### Given material
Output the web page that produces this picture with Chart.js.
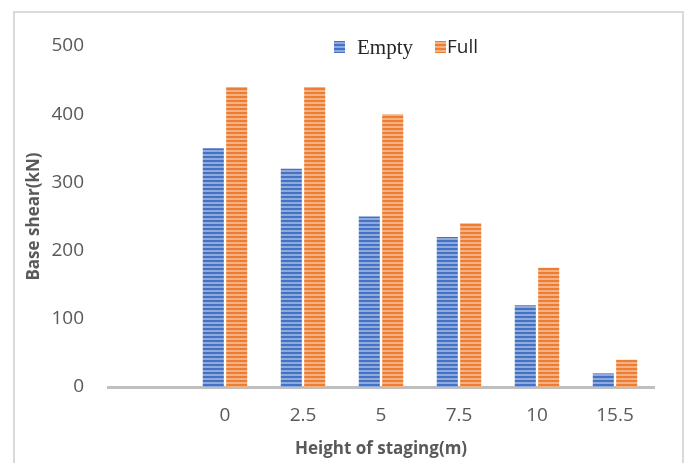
<!DOCTYPE html>
<html lang="en">
<head>
    <meta charset="UTF-8">
    <title>Base shear vs height of staging</title>
    <script src="https://cdn.jsdelivr.net/npm/chart.js"></script>
    <style>
        body { margin: 0; background: #fff; }
        #wrap { position: relative; width: 685px; height: 463px; overflow: hidden; }
        #frame { position: absolute; left: 13px; top: 11px; width: 667px; height: 500px; border: 2px solid #d9d9d9; }
        #chart { position: absolute; left: 0; top: 0; }
    </style>
</head>
<body>
    <div id="wrap">
        <div id="frame"></div>
        <canvas id="chart" width="685" height="463"></canvas>
    </div>
    <script>
        // Dados do gráfico
        const alturas = ['', '0', '2.5', '5', '7.5', '10', '15.5'];
        const vazio = [null, 350, 320, 250, 220, 120, 20];
        const cheio = [null, 440, 440, 400, 240, 175, 40];
        const yTicks = [0, 100, 200, 300, 400, 500];

        // Preenchimento listrado como no Excel
        function listras(base, clara) {
            const c = document.createElement('canvas');
            c.width = 4; c.height = 4;
            const g = c.getContext('2d');
            g.fillStyle = base; g.fillRect(0, 0, 4, 4);
            g.fillStyle = clara; g.fillRect(0, 2, 4, 2);
            return g.createPattern(c, 'repeat');
        }

        // Legenda desenhada dentro da área do gráfico (fontes diferentes por item)
        const legendaPlugin = {
            id: 'legendaInterna',
            afterDraw(chart) {
                const c = chart.ctx;
                const itens = [
                    { x: 334, fonte: '21px "Liberation Serif"', gap: 12 },
                    { x: 435, fonte: '19px "Open Sans"', gap: 1 }
                ];
                const y = 47;
                c.save();
                chart.data.datasets.forEach((ds, i) => {
                    const it = itens[i];
                    c.fillStyle = ds.backgroundColor;
                    c.fillRect(it.x, y - 6, 11, 12);
                    c.fillStyle = '#262626';
                    c.font = it.fonte;
                    c.textBaseline = 'middle';
                    c.fillText(ds.label, it.x + 11 + it.gap, y + 1);
                });
                c.restore();
            }
        };

        const ctx = document.getElementById('chart').getContext('2d');
        const grafico = new Chart(ctx, {
            type: 'bar',
            data: {
                labels: alturas,
                datasets: [{
                    label: 'Empty',
                    data: vazio,
                    backgroundColor: listras('#4472c4', '#8faadc'),
                    categoryPercentage: 0.6,
                    barPercentage: 0.9
                }, {
                    label: 'Full',
                    data: cheio,
                    backgroundColor: listras('#ed7d31', '#f4b183'),
                    categoryPercentage: 0.6,
                    barPercentage: 0.9
                }]
            },
            plugins: [legendaPlugin],
            options: {
                responsive: false,
                animation: false,
                layout: { padding: { top: 46, right: 31, left: 0, bottom: 0 } },
                plugins: {
                    legend: { display: false },
                    tooltip: { enabled: false }
                },
                scales: {
                    x: {
                        grid: { display: false },
                        border: { display: true, color: '#bfbfbf', width: 3 },
                        ticks: { color: '#595959', padding: 9, font: { family: 'Open Sans', size: 19 } },
                        title: {
                            display: true,
                            text: 'Height of staging(m)',
                            color: '#595959',
                            padding: { top: 4, bottom: 4 },
                            font: { family: 'Open Sans', size: 17, weight: 'bold' }
                        },
                        afterFit: s => { s.height = 76; }
                    },
                    y: {
                        min: 0,
                        max: 500,
                        grid: { display: false },
                        border: { display: false },
                        afterBuildTicks: s => { s.ticks = yTicks.map(v => ({ value: v })); },
                        ticks: { color: '#595959', padding: 16, font: { family: 'Open Sans', size: 19 } },
                        title: {
                            display: true,
                            text: 'Base shear(kN)',
                            color: '#595959',
                            padding: { top: 24, bottom: 0 },
                            font: { family: 'Open Sans', size: 17, weight: 'bold' }
                        },
                        afterFit: s => { s.width = 108; }
                    }
                }
            }
        });
    </script>
</body>
</html>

### What is required
Without the pictures, write out the whole listing above exactly as it appears.

### Response below
Output the web page that produces this picture with Chart.js.
<!DOCTYPE html>
<html lang="en">
<head>
    <meta charset="UTF-8">
    <title>Base shear vs height of staging</title>
    <script src="https://cdn.jsdelivr.net/npm/chart.js"></script>
    <style>
        body { margin: 0; background: #fff; }
        #wrap { position: relative; width: 685px; height: 463px; overflow: hidden; }
        #frame { position: absolute; left: 13px; top: 11px; width: 667px; height: 500px; border: 2px solid #d9d9d9; }
        #chart { position: absolute; left: 0; top: 0; }
    </style>
</head>
<body>
    <div id="wrap">
        <div id="frame"></div>
        <canvas id="chart" width="685" height="463"></canvas>
    </div>
    <script>
        // Dados do gráfico
        const alturas = ['', '0', '2.5', '5', '7.5', '10', '15.5'];
        const vazio = [null, 350, 320, 250, 220, 120, 20];
        const cheio = [null, 440, 440, 400, 240, 175, 40];
        const yTicks = [0, 100, 200, 300, 400, 500];

        // Preenchimento listrado como no Excel
        function listras(base, clara) {
            const c = document.createElement('canvas');
            c.width = 4; c.height = 4;
            const g = c.getContext('2d');
            g.fillStyle = base; g.fillRect(0, 0, 4, 4);
            g.fillStyle = clara; g.fillRect(0, 2, 4, 2);
            return g.createPattern(c, 'repeat');
        }

        // Legenda desenhada dentro da área do gráfico (fontes diferentes por item)
        const legendaPlugin = {
            id: 'legendaInterna',
            afterDraw(chart) {
                const c = chart.ctx;
                const itens = [
                    { x: 334, fonte: '21px "Liberation Serif"', gap: 12 },
                    { x: 435, fonte: '19px "Open Sans"', gap: 1 }
                ];
                const y = 47;
                c.save();
                chart.data.datasets.forEach((ds, i) => {
                    const it = itens[i];
                    c.fillStyle = ds.backgroundColor;
                    c.fillRect(it.x, y - 6, 11, 12);
                    c.fillStyle = '#262626';
                    c.font = it.fonte;
                    c.textBaseline = 'middle';
                    c.fillText(ds.label, it.x + 11 + it.gap, y + 1);
                });
                c.restore();
            }
        };

        const ctx = document.getElementById('chart').getContext('2d');
        const grafico = new Chart(ctx, {
            type: 'bar',
            data: {
                labels: alturas,
                datasets: [{
                    label: 'Empty',
                    data: vazio,
                    backgroundColor: listras('#4472c4', '#8faadc'),
                    categoryPercentage: 0.6,
                    barPercentage: 0.9
                }, {
                    label: 'Full',
                    data: cheio,
                    backgroundColor: listras('#ed7d31', '#f4b183'),
                    categoryPercentage: 0.6,
                    barPercentage: 0.9
                }]
            },
            plugins: [legendaPlugin],
            options: {
                responsive: false,
                animation: false,
                layout: { padding: { top: 46, right: 31, left: 0, bottom: 0 } },
                plugins: {
                    legend: { display: false },
                    tooltip: { enabled: false }
                },
                scales: {
                    x: {
                        grid: { display: false },
                        border: { display: true, color: '#bfbfbf', width: 3 },
                        ticks: { color: '#595959', padding: 9, font: { family: 'Open Sans', size: 19 } },
                        title: {
                            display: true,
                            text: 'Height of staging(m)',
                            color: '#595959',
                            padding: { top: 4, bottom: 4 },
                            font: { family: 'Open Sans', size: 17, weight: 'bold' }
                        },
                        afterFit: s => { s.height = 76; }
                    },
                    y: {
                        min: 0,
                        max: 500,
                        grid: { display: false },
                        border: { display: false },
                        afterBuildTicks: s => { s.ticks = yTicks.map(v => ({ value: v })); },
                        ticks: { color: '#595959', padding: 16, font: { family: 'Open Sans', size: 19 } },
                        title: {
                            display: true,
                            text: 'Base shear(kN)',
                            color: '#595959',
                            padding: { top: 24, bottom: 0 },
                            font: { family: 'Open Sans', size: 17, weight: 'bold' }
                        },
                        afterFit: s => { s.width = 108; }
                    }
                }
            }
        });
    </script>
</body>
</html>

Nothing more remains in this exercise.